Lancarkan Serangan, Netanyahu Acuhkan Sekutu AS: Kami tak Butuh Izin Mereka

2 hours ago 2

REPUBLIKA.CO.ID, JAKARTA -- Perdana Menteri Israel Benjamin Netanyahu menegaskan bahwa Tel Aviv tidak meminta izin dari Washington untuk menyerang Gaza, Lebanon, atau negara mana pun. Mereka hanya memberi tahu Amerika setelah tindakan tersebut dilakukan.

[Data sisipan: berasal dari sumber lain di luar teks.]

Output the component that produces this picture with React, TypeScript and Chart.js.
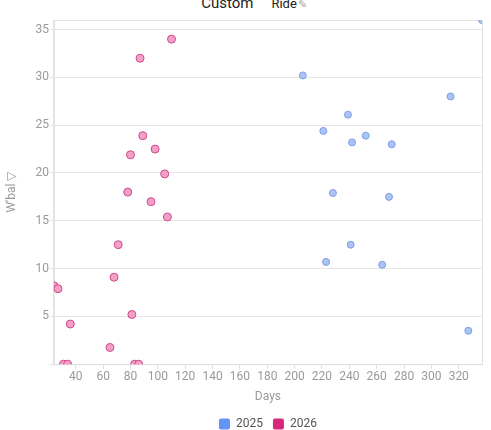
import React, { useEffect, useRef } from "react";
import { Chart, registerables } from "chart.js";

Chart.register(...registerables);

// 2025 series: days vs W'bal
const days2025 = [206, 314, 239, 221, 252, 242, 271, 228, 269, 241, 223, 264, 327, 337];
const wbal2025 = [30.2, 28.0, 26.1, 24.4, 23.9, 23.2, 23.0, 17.9, 17.5, 12.5, 10.7, 10.4, 3.5, 36.0];

// 2026 series
const days2026 = [110, 87, 89, 98, 80, 105, 78, 95, 107, 71, 68, 24, 27, 81, 36, 65, 31, 34, 83, 86];
const wbal2026 = [34.0, 32.0, 23.9, 22.5, 21.9, 19.9, 18.0, 17.0, 15.4, 12.5, 9.1, 8.2, 7.9, 5.2, 4.2, 1.75, 0, 0, 0, 0];

const seriesLabels = ["2025", "2026"];
const legendColors = ["#6494f4", "#d7287c"];

const toPoints = (xs: number[], ys: number[]) => xs.map((x, i) => ({ x, y: ys[i] }));

const allDays = [...days2025, ...days2026];
const allWbal = [...wbal2025, ...wbal2026];

// draws the light frame round the plot area (top/right sides too)
const framePlugin = {
  id: "frame",
  beforeDatasetsDraw(chart: any) {
    const { ctx, chartArea } = chart;
    ctx.save();
    ctx.strokeStyle = "#e2e2e2";
    ctx.lineWidth = 1;
    ctx.strokeRect(chartArea.left + 0.5, chartArea.top + 0.5, chartArea.right - chartArea.left, chartArea.bottom - chartArea.top);
    ctx.restore();
  },
};

const ScatterChart: React.FC = () => {
  const canvasRef = useRef<HTMLCanvasElement | null>(null);
  const chartRef = useRef<Chart | null>(null);

  useEffect(() => {
    if (chartRef.current) chartRef.current.destroy();
    if (!canvasRef.current) return;

    chartRef.current = new Chart(canvasRef.current, {
      type: "scatter",
      data: {
        datasets: [
          {
            label: seriesLabels[0],
            data: toPoints(days2025, wbal2025),
            backgroundColor: "#abc3f5",
            borderColor: "#7d9ee6",
            borderWidth: 1,
            pointRadius: 3.5,
          },
          {
            label: seriesLabels[1],
            data: toPoints(days2026, wbal2026),
            backgroundColor: "#f3a0c8",
            borderColor: "#cf4a8a",
            borderWidth: 1,
            pointRadius: 4,
          },
        ],
      },
      options: {
        animation: false,
        responsive: true,
        maintainAspectRatio: false,
        layout: { padding: { top: 20, right: 9, left: 5, bottom: -10 } },
        scales: {
          x: {
            type: "linear",
            min: Math.min(...allDays),
            max: Math.max(...allDays),
            ticks: {
              stepSize: 20,
              includeBounds: false,
              color: "#9a9a9a",
              font: { family: "Roboto", size: 12 },
              padding: 1,
              maxRotation: 0,
              autoSkip: false,
            },
            grid: { drawOnChartArea: false, tickLength: 5, color: "#e2e2e2" },
            border: { color: "#e2e2e2" },
            title: {
              display: true,
              text: "Days",
              color: "#9a9a9a",
              font: { family: "Roboto", size: 12 },
              padding: { top: 4, bottom: 4 },
            },
          },
          y: {
            min: 0,
            max: Math.max(...allWbal),
            ticks: {
              stepSize: 5,
              includeBounds: false,
              color: "#9a9a9a",
              font: { family: "Roboto", size: 12 },
              padding: 1,
              callback: (v: any) => (v === 0 ? "" : String(v)),
            },
            grid: { color: "#e6e6e6", tickLength: 4 },
            border: { color: "#e2e2e2" },
            title: {
              display: true,
              text: "W'bal \u25BD",
              color: "#9a9a9a",
              font: { family: "Roboto", size: 12 },
              padding: { top: 0, bottom: 15 },
            },
          },
        },
        plugins: {
          legend: {
            position: "bottom",
            fullSize: false,
            labels: {
              boxWidth: 11,
              boxHeight: 11,
              useBorderRadius: true,
              borderRadius: 2,
              color: "#555",
              font: { family: "Roboto", size: 12 },
              padding: 10,
              generateLabels: (chart: any) =>
                chart.data.datasets.map((ds: any, i: number) => ({
                  text: ds.label,
                  fillStyle: legendColors[i],
                  strokeStyle: legendColors[i],
                  lineWidth: 0,
                  hidden: false,
                  datasetIndex: i,
                  borderRadius: 2,
                  fontColor: "#555",
                })),
            },
          },
          tooltip: { enabled: false },
        },
      },
      plugins: [framePlugin],
    });

    return () => {
      if (chartRef.current) chartRef.current.destroy();
    };
  }, []);

  return <canvas ref={canvasRef} />;
};

export default function App() {
  return (
    <div style={{ position: "fixed", left: 0, top: 0, width: 491, height: 430, background: "#fff", overflow: "hidden" }}>
      <div
        style={{
          position: "absolute",
          top: -5,
          left: 0,
          width: "100%",
          textAlign: "center",
          fontFamily: "Roboto",
          color: "#222",
          whiteSpace: "nowrap",
          lineHeight: "16px",
        }}
      >
        <span style={{ fontSize: 15, marginRight: 18, position: "relative", left: 8 }}>Custom</span>
        <span style={{ fontSize: 13, position: "relative", left: 8 }}>Ride</span>
        <span style={{ fontSize: 11, color: "#aaa", position: "relative", left: 9 }}>{"\u270E"}</span>
      </div>
      <div style={{ position: "absolute", left: 0, top: 0, width: 491, height: 430 }}>
        <ScatterChart />
      </div>
    </div>
  );
}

Netanyahu, yang dicari oleh Mahkamah Pidana Internasional atas dugaan kejahatan perang di Gaza, mengklaim bahwa Israel "berhak membela diri, menentukan ancaman, dan menghadapinya, baik di garis depan Gaza maupun seperti yang kami lakukan di Lebanon."

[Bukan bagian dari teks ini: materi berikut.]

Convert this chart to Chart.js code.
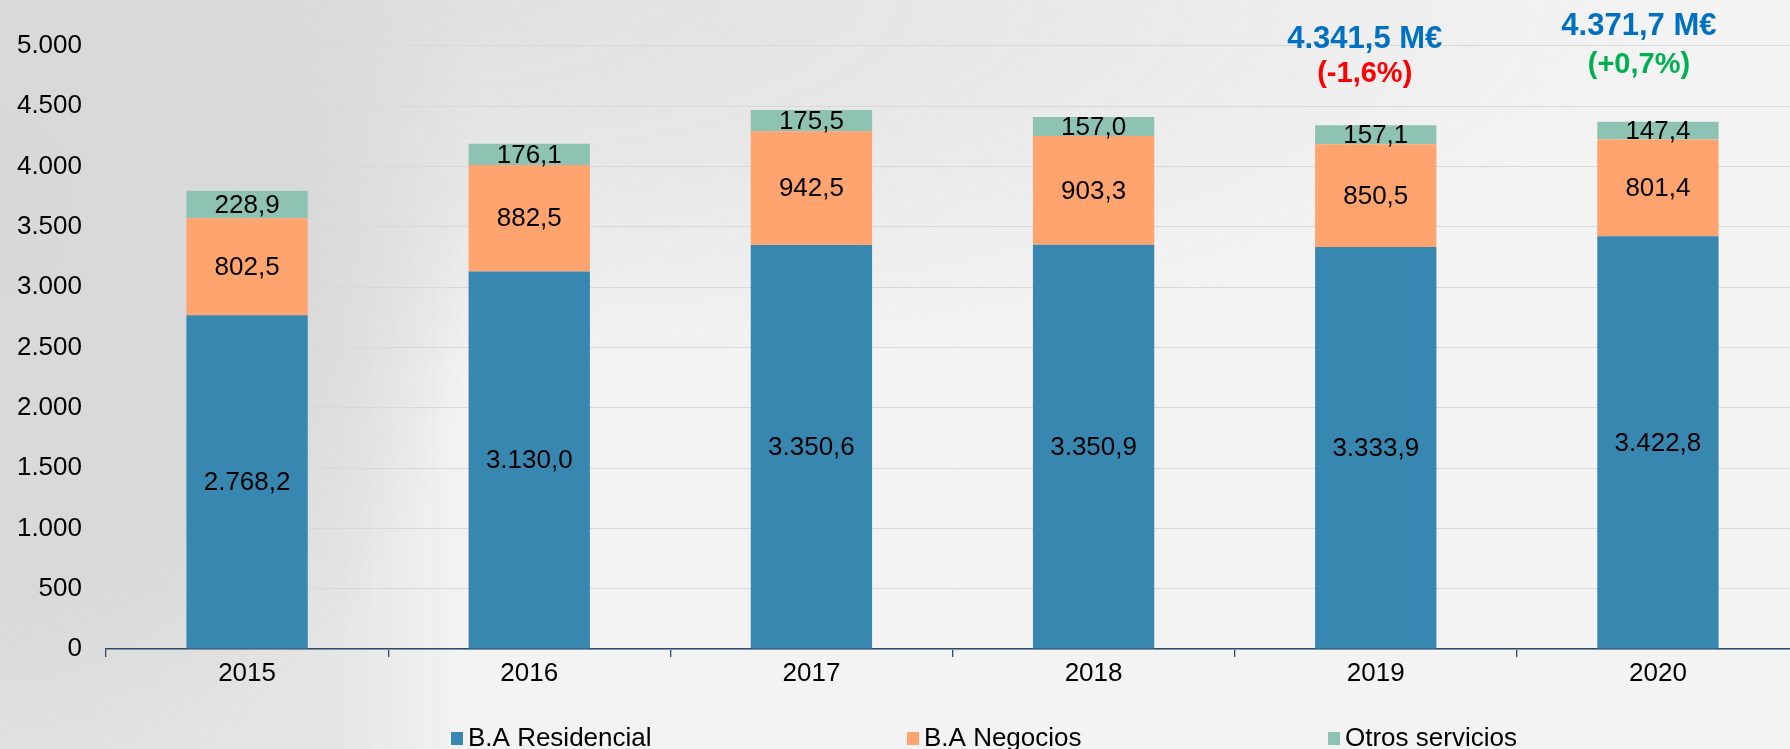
<!DOCTYPE html>
<html>
<head>
<meta charset="utf-8">
<script src="https://cdn.jsdelivr.net/npm/chart.js@4.4.1/dist/chart.umd.min.js"></script>
<style>
  html, body { margin: 0; padding: 0; overflow: hidden; width: 1790px; height: 749px; }
  body {
    background:
      radial-gradient(ellipse 480px 640px at 0px 200px, #d8d8d8 0%, #d9d9d9 62%, rgba(217,217,217,0) 100%),
      radial-gradient(ellipse 1300px 380px at 350px 0px, #dfdfdf 0%, rgba(228,228,228,0.75) 50%, rgba(243,243,243,0) 100%),
      linear-gradient(to right, #e5e5e5 0px, #e6e6e6 340px, rgba(243,243,243,0) 470px),
      #f3f3f3;
  }
  #wrap { position: absolute; left: 0; top: 0; width: 1800px; height: 749px; }
</style>
</head>
<body>
<div id="wrap"><canvas id="c" width="1800" height="749"></canvas></div>
<script>
const categories = ['2015', '2016', '2017', '2018', '2019', '2020'];
const residencial = [2768.2, 3130.0, 3350.6, 3350.9, 3333.9, 3422.8];
const negocios = [802.5, 882.5, 942.5, 903.3, 850.5, 801.4];
const otros = [228.9, 176.1, 175.5, 157.0, 157.1, 147.4];
const seriesNames = ['B.A Residencial', 'B.A Negocios', 'Otros servicios'];
const totalLabels = ['', '', '', '', '4.341,5 M€', '4.371,7 M€'];
const changeLabels = ['', '', '', '', '(-1,6%)', '(+0,7%)'];
const yTicks = [0, 500, 1000, 1500, 2000, 2500, 3000, 3500, 4000, 4500, 5000];

const COLORS = ['#3787b0', '#ffa36f', '#8ec3b4'];
const FONT = '"Liberation Sans", Arial, sans-serif';

function fmt(v, dec) {
  const s = v.toFixed(dec);
  const parts = s.split('.');
  const intPart = parts[0].replace(/\B(?=(\d{3})+(?!\d))/g, '.');
  return parts.length > 1 ? intPart + ',' + parts[1] : intPart;
}

const segLabels = {
  id: 'segLabels',
  afterDatasetsDraw(chart) {
    const ctx = chart.ctx;
    ctx.save();
    ctx.font = '26px ' + FONT;
    ctx.fillStyle = '#000';
    ctx.textAlign = 'center';
    ctx.textBaseline = 'middle';
    chart.data.datasets.forEach((ds, di) => {
      const meta = chart.getDatasetMeta(di);
      meta.data.forEach((el, i) => {
        const y = (el.y + el.base) / 2;
        ctx.fillText(fmt(ds.data[i], 1), el.x, y + 1);
      });
    });
    ctx.restore();
  }
};

const annotations = {
  id: 'annotations',
  afterDatasetsDraw(chart) {
    const ctx = chart.ctx;
    const xs = chart.scales.x;
    const layout = { 4: { dx: -11, y1: 39, y2: 74 }, 5: { dx: -19, y1: 26, y2: 65 } };
    ctx.save();
    ctx.textAlign = 'center';
    ctx.textBaseline = 'middle';
    categories.forEach((c, i) => {
      if (!totalLabels[i]) return;
      const L = layout[i];
      const x = xs.getPixelForValue(i) + L.dx;
      ctx.font = 'bold 31px ' + FONT;
      ctx.fillStyle = '#0070c0';
      ctx.fillText(totalLabels[i], x, L.y1);
      ctx.font = 'bold 29px ' + FONT;
      ctx.fillStyle = changeLabels[i].indexOf('-') >= 0 ? '#ff0000' : '#00b050';
      ctx.fillText(changeLabels[i], x, L.y2);
    });
    ctx.restore();
  }
};

const customLegend = {
  id: 'customLegend',
  afterDraw(chart) {
    const ctx = chart.ctx;
    const pos = [451, 907, 1328];
    ctx.save();
    ctx.font = '26px ' + FONT;
    ctx.textBaseline = 'alphabetic';
    ctx.textAlign = 'left';
    chart.data.datasets.forEach((ds, i) => {
      ctx.fillStyle = ds.backgroundColor;
      ctx.fillRect(pos[i], 732, 12, 13);
      ctx.fillStyle = '#000';
      ctx.fillText(ds.label, pos[i] + 17, 746);
    });
    ctx.restore();
  }
};

new Chart(document.getElementById('c'), {
  type: 'bar',
  data: {
    labels: categories,
    datasets: [
      { label: seriesNames[0], data: residencial, backgroundColor: COLORS[0] },
      { label: seriesNames[1], data: negocios, backgroundColor: COLORS[1] },
      { label: seriesNames[2], data: otros, backgroundColor: COLORS[2] }
    ]
  },
  options: {
    responsive: false,
    animation: false,
    devicePixelRatio: 1,
    layout: { padding: { top: 0, bottom: 0, left: 0, right: 1 } },
    datasets: { bar: { categoryPercentage: 1, barPercentage: 0.43, borderWidth: 0 } },
    plugins: { legend: { display: false }, tooltip: { enabled: false } },
    scales: {
      x: {
        stacked: true,
        afterFit(s) { s.height = 100; s.paddingLeft = 0; s.paddingRight = 0; },
        border: { display: true, color: '#2b4d6c', width: 1.5 },
        grid: { display: true, drawOnChartArea: false, drawTicks: true, tickLength: 8, color: '#2b4d6c', lineWidth: 1.3, offset: true },
        ticks: { color: '#000', font: { family: FONT, size: 26 }, padding: 1, maxRotation: 0 }
      },
      y: {
        stacked: true,
        min: 0,
        max: 5381,
        afterBuildTicks(s) { s.ticks = yTicks.map(v => ({ value: v })); },
        afterFit(s) { s.width = 106; s.paddingTop = 0; s.paddingBottom = 0; },
        border: { display: false },
        grid: { color: '#d9d9d9', lineWidth: 1, drawTicks: false },
        ticks: { color: '#000', font: { family: FONT, size: 26 }, padding: 24, callback: v => fmt(v, 0) }
      }
    }
  },
  plugins: [segLabels, annotations, customLegend]
});
</script>
</body>
</html>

Faktanya, Israel terus-menerus melanggar perjanjian gencatan senjata, baik yang disepakati dengan Hamas di Gaza maupun dengan Hizbullah di Lebanon.

Di Gaza, tentara Israel telah melanggar gencatan senjata setiap hari sejak perjanjian itu ditandatangani pada 10 Oktober. Mereka terus mengebom berbagai wilayah, meratakan rumah-rumah penduduk, mempertahankan pengepungan yang menyesakkan, dan sangat membatasi akses bantuan kemanusiaan serta medis bagi warga yang membutuhkan.

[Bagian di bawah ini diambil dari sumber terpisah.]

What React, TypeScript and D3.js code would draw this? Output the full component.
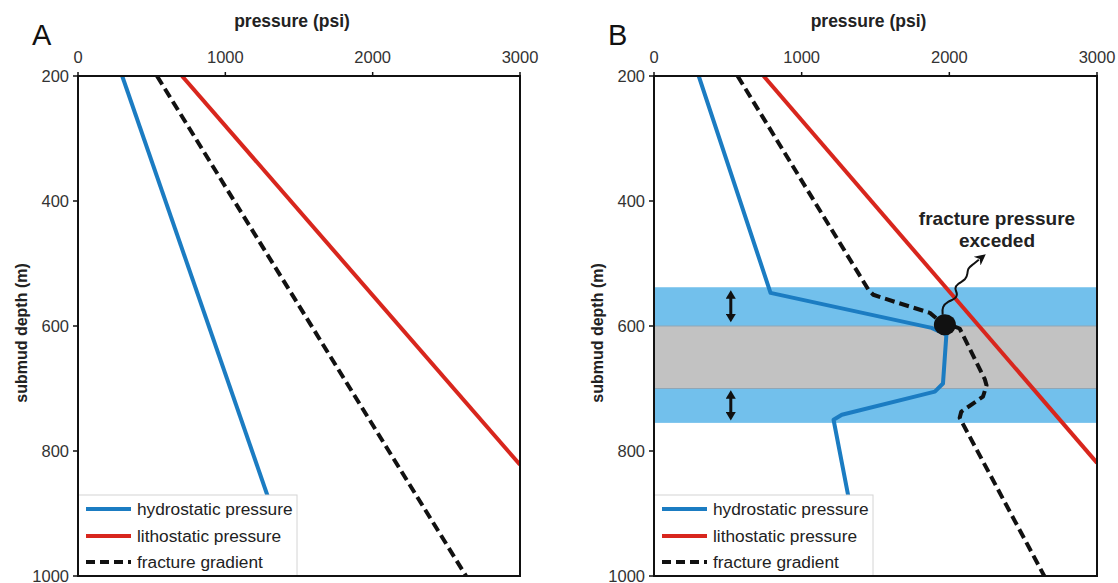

Sementara di Lebanon, Israel justru meningkatkan intensitas serangan selama berminggu-minggu, termasuk membunuh orang-orang yang mereka klaim sebagai anggota Hizbullah dan melancarkan serangan di wilayah timur serta selatan negara itu. Sejak gencatan senjata dengan Hizbullah pada November 2014, Israel telah melanggar perjanjian tersebut lebih dari 4.500 kali.

Pelanggaran juga dilakukan Israel dengan tetap menduduki lima bukit Lebanon di selatan yang direbutnya dalam perang terakhir, ditambah wilayah-wilayah Lebanon lain yang telah diduduki selama beberapa dekade. Bahkan pada hari Kamis ini, tentara pendudukan mengumumkan telah memulai gelombang serangan baru yang menargetkan lokasi militer Hizbullah di Lebanon selatan, tak lama setelah mengeluarkan peringatan mendesak kepada penduduk setempat.

Netanyahu membungkus semua tindakan itu dengan pernyataan, "Kami tidak meminta izin untuk bertindak dari teman-teman Amerika kami; kami hanya memberi tahu mereka langkah-langkah kami." Ia menambahkan, "Kami dan Amerika Serikat adalah dua negara independen yang bermitra, dan kami bukan agen atau kekuatan bawahan siapa pun."

Perlu dicatat bahwa sejak Oktober 2023, Israel, dengan dukungan penuh Amerika, telah melakukan genosida di Gaza yang menewaskan lebih dari 68.875 jiwa, melukai lebih dari 170.000 orang, sebagian besar perempuan dan anak-anak, serta menyebabkan ribuan orang hilang tertimbun reruntuhan. Lebih dari 90% rumah di Gaza juga hancur.

Selain di Gaza, pada Oktober 2023 Israel juga melancarkan agresi terhadap Lebanon, yang pada September 2024 eskalasinya meningkat menjadi perang skala penuh. Konflik ini telah menewaskan lebih dari 4.000 orang dan melukai sekitar 17.000 lainnya.

Koalisi yang Rapuh

Israel kerap melanggar gencatan senjata didorong oleh kombinasi faktor politik dalam negeri, pertimbangan keamanan, serta dinamika hubungan internasional yang kompleks. Sementara, respons dunia yang sering dianggap "membiarkan" lebih tepat dipahami sebagai hasil dari ketiadaan konsensus global dan realpolitik yang membatasi tindakan efektif terhadap Israel.

Pemerintahan Benjamin Netanyahu kerap menghadapi tekanan koalisi yang rapuh. Kelompok-kelompok politik kanan dalam pemerintahannya memiliki pengaruh signifikan dan cenderung mengambil posisi keras terhadap Hamas. Setiap gencatan senjata yang dianggap "terlalu lunak" berisiko langsung menggulingkan koalisi pemerintahan. Oleh karena itu, pelanggaran gencatan senjata atau penolakan terhadap proposal perdamaian tertentu dapat menjadi strategi untuk mempertahankan kekuasaan dan mencegah pemerintahan kolaps.